STRUCTURAL RELATIONSHIPS IN VITREOUS INFRARED MATERIALS
Semiannual progress rept. 1 Apr-30 Sep 1967
MICHIGAN UNIV ANN ARBOR INST OF SCIENCE AND TECHNOLOGY
Pagination or Media Count:
Based on considerations of the important role of microyield in glass- structure studies, a linear relationship was found between the breaking strength of glass and microelasticity. This relationship disclosed that the wide spread observed in breaking strength values within one given glass system is due to localized variations in elasticity. Heretofore, these large deviations in strength have been attributed to unresolved factors such as surface contamination, handling defects, etc. Data presented demonstrate a spatial variability in microelasticity, the form of which determines the strength of glass under nonuniform loading conditions.

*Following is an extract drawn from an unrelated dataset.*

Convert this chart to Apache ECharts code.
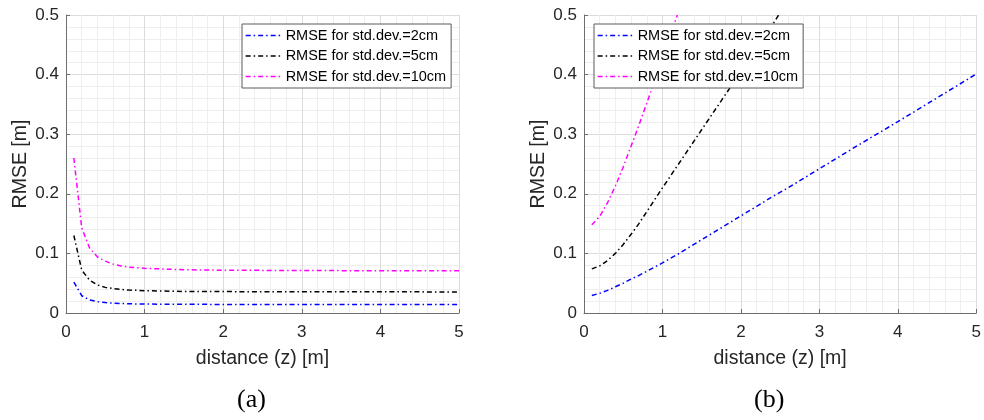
<!DOCTYPE html>
<html>
<head>
<meta charset="utf-8">
<script src="https://cdn.jsdelivr.net/npm/echarts@6/dist/echarts.min.js"></script>
<style>
  html, body { margin: 0; padding: 0; background: #ffffff; }
  #chart { width: 984px; height: 420px; }
</style>
</head>
<body>
<div id="chart"></div>
<script>
// ---- Data ----
const seriesNames = ['RMSE for std.dev.=2cm', 'RMSE for std.dev.=5cm', 'RMSE for std.dev.=10cm'];
const seriesColors = ['#0000ff', '#000000', '#ff00ff'];
const panelCaptions = ['(a)', '(b)'];
const axisXName = 'distance (z) [m]';
const axisYName = 'RMSE [m]';

// Panel (a)
const distA = [0.1, 0.2, 0.3, 0.4, 0.5, 0.6, 0.7, 0.8, 0.9, 1.0, 1.5, 2, 3, 4, 5];
const rmseA2cm  = [0.052, 0.029, 0.022, 0.019, 0.0175, 0.0166, 0.016, 0.0155, 0.0152, 0.015, 0.0146, 0.0144, 0.0142, 0.0142, 0.0141];
const rmseA5cm  = [0.130, 0.072, 0.055, 0.047, 0.043, 0.041, 0.0395, 0.0385, 0.038, 0.0375, 0.0362, 0.0359, 0.0356, 0.0355, 0.0354];
const rmseA10cm = [0.260, 0.143, 0.109, 0.094, 0.087, 0.082, 0.079, 0.077, 0.076, 0.075, 0.0725, 0.0718, 0.0712, 0.071, 0.0709];

// Panel (b)
const distB2cm  = [0.1, 0.2, 0.3, 0.4, 0.5, 0.6, 0.7, 0.8, 0.9, 1.0, 1.2, 1.4, 1.6, 1.8, 2.0, 2.2, 2.4, 2.6, 3.0, 3.5, 4.0, 4.5, 5.0];
const rmseB2cm  = [0.0295, 0.033, 0.038, 0.044, 0.050, 0.057, 0.063, 0.070, 0.077, 0.084, 0.099, 0.115, 0.131, 0.147, 0.163, 0.179, 0.195, 0.21, 0.242, 0.282, 0.321, 0.361, 0.401];
const distB5cm  = [0.1, 0.2, 0.3, 0.4, 0.5, 0.6, 0.7, 0.8, 0.9, 1.0, 1.2, 1.4, 1.6, 1.8, 2.0, 2.2, 2.4, 2.48];
const rmseB5cm  = [0.074, 0.079, 0.088, 0.100, 0.115, 0.132, 0.150, 0.170, 0.190, 0.210, 0.249, 0.288, 0.327, 0.366, 0.405, 0.444, 0.483, 0.5];
const distB10cm = [0.1, 0.2, 0.3, 0.4, 0.5, 0.6, 0.7, 0.8, 0.9, 1.0, 1.1, 1.19];
const rmseB10cm = [0.148, 0.162, 0.185, 0.213, 0.245, 0.28, 0.315, 0.352, 0.39, 0.427, 0.465, 0.5];

// ---- Build chart ----
const FONT = 'Liberation Sans, Arial, Helvetica, sans-serif';
const pairs = (xs, ys) => xs.map((x, i) => [x, ys[i]]);

function makeX(gridIndex) {
  return {
    type: 'value', gridIndex, min: 0, max: 5, interval: 1,
    name: axisXName, nameLocation: 'middle', nameGap: 36,
    nameTextStyle: { fontFamily: FONT, fontSize: 19.5, color: '#262626' },
    axisLine: { show: true, onZero: false, lineStyle: { color: '#6e6e6e', width: 1 } },
    axisTick: { show: true, inside: true, length: 4, lineStyle: { color: '#6e6e6e' } },
    axisLabel: { fontFamily: FONT, fontSize: 17, color: '#262626', margin: 11 },
    splitLine: { show: true, lineStyle: { color: '#dcdcdc', width: 1 } },
    minorTick: { show: false, splitNumber: 5 },
    minorSplitLine: { show: true, lineStyle: { color: '#eeeeee', width: 1 } }
  };
}
function makeY(gridIndex) {
  return {
    type: 'value', gridIndex, min: 0, max: 0.5, interval: 0.1,
    name: axisYName, nameLocation: 'middle', nameGap: 35, nameRotate: 90,
    nameTextStyle: { fontFamily: FONT, fontSize: 19.5, color: '#262626' },
    axisLine: { show: true, onZero: false, lineStyle: { color: '#6e6e6e', width: 1 } },
    axisTick: { show: true, inside: true, length: 4, lineStyle: { color: '#6e6e6e' } },
    axisLabel: { fontFamily: FONT, fontSize: 17, color: '#262626', margin: 7,
      formatter: v => (Math.round(v * 10) / 10).toString() },
    splitLine: { show: true, lineStyle: { color: '#dcdcdc', width: 1 } },
    minorTick: { show: false, splitNumber: 5 },
    minorSplitLine: { show: true, lineStyle: { color: '#eeeeee', width: 1 } }
  };
}
function makeSeries(name, color, data, idx) {
  return {
    type: 'line', name, data, xAxisIndex: idx, yAxisIndex: idx,
    showSymbol: false, symbol: 'none', clip: true,
    lineStyle: { color, width: 1.5, type: [5, 3, 1.5, 3] },
    itemStyle: { color },
    emphasis: { disabled: true }, animation: false, z: 3
  };
}
function makeLegend(left) {
  return {
    left, top: 24, orient: 'vertical',
    data: seriesNames,
    itemWidth: 35, itemHeight: 14, itemGap: 5.5,
    padding: [4, 5, 4, 3],
    borderColor: '#5a5a5a', borderWidth: 1, backgroundColor: '#ffffff',
    itemStyle: { opacity: 0, borderWidth: 0 },
    lineStyle: { width: 1.3 },
    textStyle: { fontFamily: FONT, fontSize: 14.5, color: '#000000' },
    selectedMode: false
  };
}

const option = {
  animation: false,
  backgroundColor: '#ffffff',
  grid: [
    { left: 66, right: 525, top: 15, bottom: 107, containLabel: false },
    { left: 584, right: 6, top: 15, bottom: 107, containLabel: false }
  ],
  xAxis: [makeX(0), makeX(1)],
  yAxis: [makeY(0), makeY(1)],
  legend: [makeLegend(242), makeLegend(594)],
  series: [
    makeSeries(seriesNames[0], seriesColors[0], pairs(distA, rmseA2cm), 0),
    makeSeries(seriesNames[1], seriesColors[1], pairs(distA, rmseA5cm), 0),
    makeSeries(seriesNames[2], seriesColors[2], pairs(distA, rmseA10cm), 0),
    makeSeries(seriesNames[0], seriesColors[0], pairs(distB2cm, rmseB2cm), 1),
    makeSeries(seriesNames[1], seriesColors[1], pairs(distB5cm, rmseB5cm), 1),
    makeSeries(seriesNames[2], seriesColors[2], pairs(distB10cm, rmseB10cm), 1)
  ],
  graphic: [
    { type: 'text', left: 237, top: 387,
      style: { text: panelCaptions[0], font: '26px "Liberation Serif", "DejaVu Serif", serif', fill: '#000' } },
    { type: 'text', left: 754, top: 387,
      style: { text: panelCaptions[1], font: '26px "Liberation Serif", "DejaVu Serif", serif', fill: '#000' } }
  ]
};

const chart = echarts.init(document.getElementById('chart'), null, { renderer: 'canvas' });
chart.setOption(option);
</script>
</body>
</html>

The practical implications in terms of improving the mechanical properties of infrared glasses are discussed. Several predictions suggested by a previously defined unified theory of glass structure are examined and they generally substantiate the fact that variations in the basic glass structure are determined by surface flaw parameters and flaw interactions. In particular, this study confirmed that gases bound within vitreous networks can influence mechanical strength. The surface flaw characteristics and critical stress of flaw formation was determined both in infrared transmitting glasses in a single crystal. The differences in the flaw parameter values for the crystalline solid and the glasses were as predicted. Induced radiation effects were examined in three glasses representing the basic liquid models, and the changes in flaw characteristics are interpreted in relation to liquid model theory.